Data section:
- - - - - - -
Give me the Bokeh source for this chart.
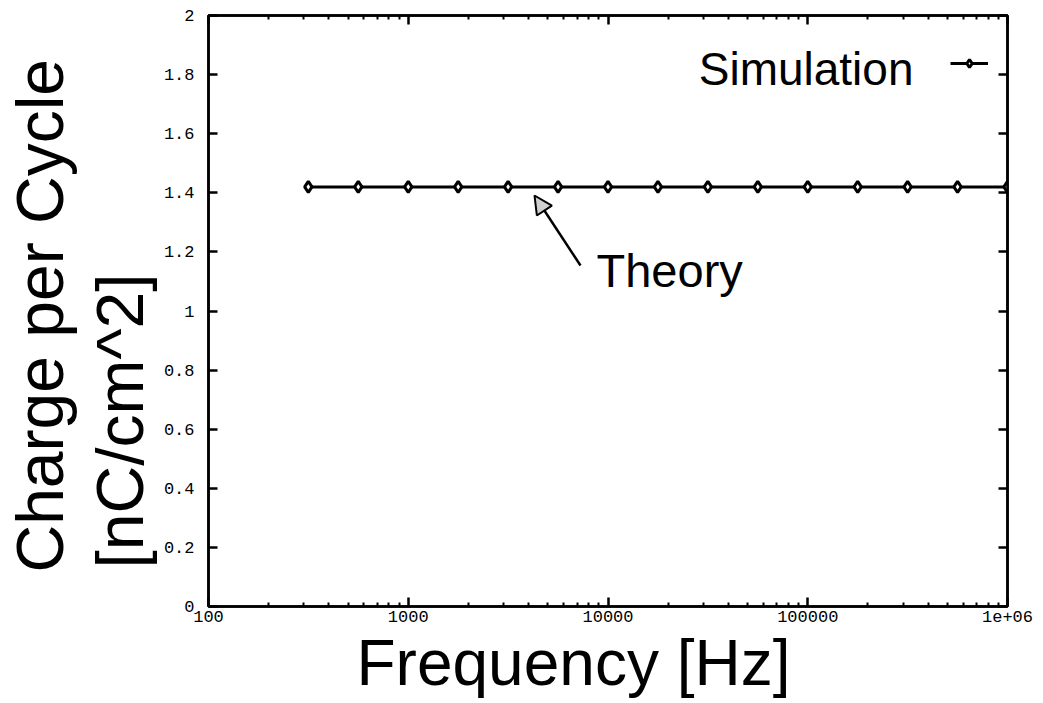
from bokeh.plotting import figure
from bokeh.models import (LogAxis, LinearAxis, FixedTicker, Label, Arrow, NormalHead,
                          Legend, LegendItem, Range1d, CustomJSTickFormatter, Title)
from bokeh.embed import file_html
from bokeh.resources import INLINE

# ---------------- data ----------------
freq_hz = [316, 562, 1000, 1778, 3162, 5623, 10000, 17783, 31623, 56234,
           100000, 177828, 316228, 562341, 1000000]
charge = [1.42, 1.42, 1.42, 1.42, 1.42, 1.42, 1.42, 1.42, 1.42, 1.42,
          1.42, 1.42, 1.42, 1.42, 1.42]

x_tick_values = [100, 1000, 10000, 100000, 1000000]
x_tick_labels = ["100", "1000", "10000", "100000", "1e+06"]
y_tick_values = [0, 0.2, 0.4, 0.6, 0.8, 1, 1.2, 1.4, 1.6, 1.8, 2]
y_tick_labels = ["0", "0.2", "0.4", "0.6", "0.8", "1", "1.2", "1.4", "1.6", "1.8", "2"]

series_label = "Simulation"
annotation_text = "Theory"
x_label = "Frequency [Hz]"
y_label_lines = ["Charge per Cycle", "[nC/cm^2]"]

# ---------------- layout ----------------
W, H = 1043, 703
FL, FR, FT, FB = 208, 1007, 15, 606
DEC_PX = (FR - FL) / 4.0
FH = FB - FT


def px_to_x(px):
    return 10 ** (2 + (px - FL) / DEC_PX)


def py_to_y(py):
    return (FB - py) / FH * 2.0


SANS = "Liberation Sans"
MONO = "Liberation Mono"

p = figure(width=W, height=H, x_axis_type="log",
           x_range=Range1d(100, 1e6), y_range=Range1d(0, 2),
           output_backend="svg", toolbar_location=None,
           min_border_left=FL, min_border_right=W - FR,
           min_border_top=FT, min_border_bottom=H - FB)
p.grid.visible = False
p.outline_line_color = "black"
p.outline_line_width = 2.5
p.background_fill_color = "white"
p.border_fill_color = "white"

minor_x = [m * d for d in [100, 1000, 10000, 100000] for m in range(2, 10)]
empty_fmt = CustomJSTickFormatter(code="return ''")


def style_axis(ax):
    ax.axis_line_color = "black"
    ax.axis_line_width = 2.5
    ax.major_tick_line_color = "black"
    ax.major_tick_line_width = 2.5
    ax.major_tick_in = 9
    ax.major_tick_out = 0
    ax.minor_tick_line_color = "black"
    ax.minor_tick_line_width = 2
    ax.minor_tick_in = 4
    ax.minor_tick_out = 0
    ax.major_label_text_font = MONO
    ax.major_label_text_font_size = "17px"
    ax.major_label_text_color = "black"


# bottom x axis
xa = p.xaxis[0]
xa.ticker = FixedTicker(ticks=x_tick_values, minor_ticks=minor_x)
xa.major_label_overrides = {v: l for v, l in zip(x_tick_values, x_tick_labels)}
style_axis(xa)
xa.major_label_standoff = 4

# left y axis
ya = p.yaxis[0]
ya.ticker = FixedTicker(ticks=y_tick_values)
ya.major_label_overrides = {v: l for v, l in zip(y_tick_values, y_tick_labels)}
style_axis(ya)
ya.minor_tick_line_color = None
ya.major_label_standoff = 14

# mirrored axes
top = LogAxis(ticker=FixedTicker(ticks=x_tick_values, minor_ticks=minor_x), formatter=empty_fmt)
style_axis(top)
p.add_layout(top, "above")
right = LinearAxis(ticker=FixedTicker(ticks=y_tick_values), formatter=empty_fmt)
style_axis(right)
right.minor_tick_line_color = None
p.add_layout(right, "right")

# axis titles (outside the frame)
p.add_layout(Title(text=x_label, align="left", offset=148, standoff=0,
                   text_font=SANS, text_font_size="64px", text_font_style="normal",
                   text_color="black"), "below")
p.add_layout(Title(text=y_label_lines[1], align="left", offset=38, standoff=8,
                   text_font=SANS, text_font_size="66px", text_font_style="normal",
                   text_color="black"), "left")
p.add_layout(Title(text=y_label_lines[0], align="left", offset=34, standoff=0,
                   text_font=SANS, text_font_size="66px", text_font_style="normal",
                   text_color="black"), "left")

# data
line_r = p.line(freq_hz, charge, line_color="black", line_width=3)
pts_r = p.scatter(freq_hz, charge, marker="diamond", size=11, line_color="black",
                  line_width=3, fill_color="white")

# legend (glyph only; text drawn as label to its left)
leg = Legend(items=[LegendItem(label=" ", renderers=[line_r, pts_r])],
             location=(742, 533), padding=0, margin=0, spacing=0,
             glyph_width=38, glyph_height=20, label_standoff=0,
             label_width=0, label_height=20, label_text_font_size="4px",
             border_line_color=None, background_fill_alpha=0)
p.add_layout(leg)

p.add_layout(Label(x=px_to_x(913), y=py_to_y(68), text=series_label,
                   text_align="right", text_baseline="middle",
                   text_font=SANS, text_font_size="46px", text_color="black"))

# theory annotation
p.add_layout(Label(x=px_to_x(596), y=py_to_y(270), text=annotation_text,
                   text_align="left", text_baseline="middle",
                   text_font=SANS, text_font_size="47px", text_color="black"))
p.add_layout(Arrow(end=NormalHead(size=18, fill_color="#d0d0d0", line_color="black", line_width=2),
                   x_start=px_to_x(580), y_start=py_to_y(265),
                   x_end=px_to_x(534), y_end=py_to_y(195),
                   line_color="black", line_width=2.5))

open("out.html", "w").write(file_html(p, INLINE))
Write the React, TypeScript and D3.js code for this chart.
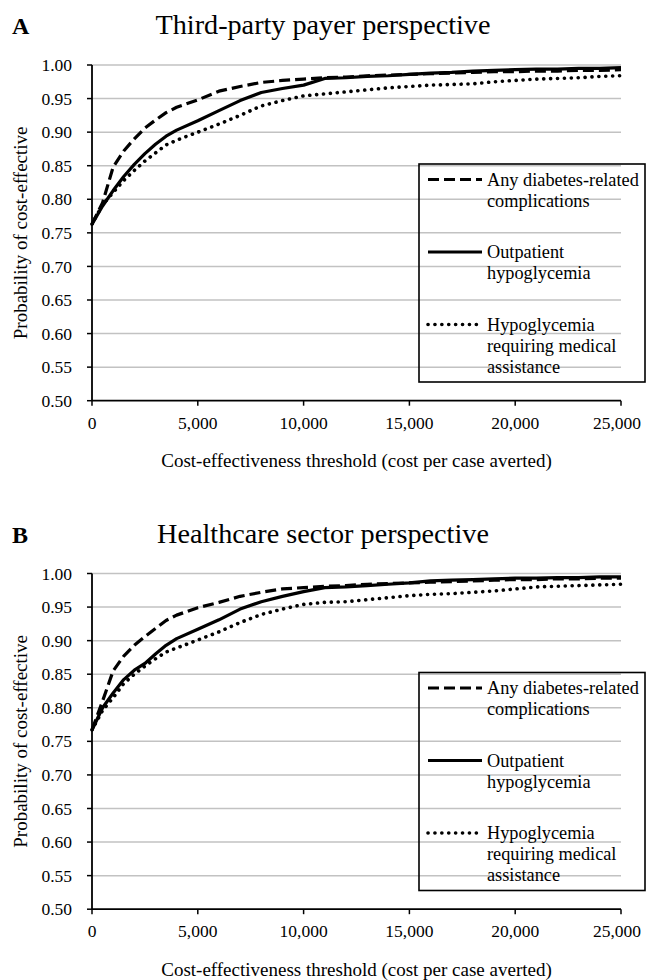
- - - - - - -
Work required:
Search the entries for the word "this" and copy every line that has it.

Solution below:
Give me the Bokeh source for this chart.
Write the React, TypeScript and D3.js code for this chart.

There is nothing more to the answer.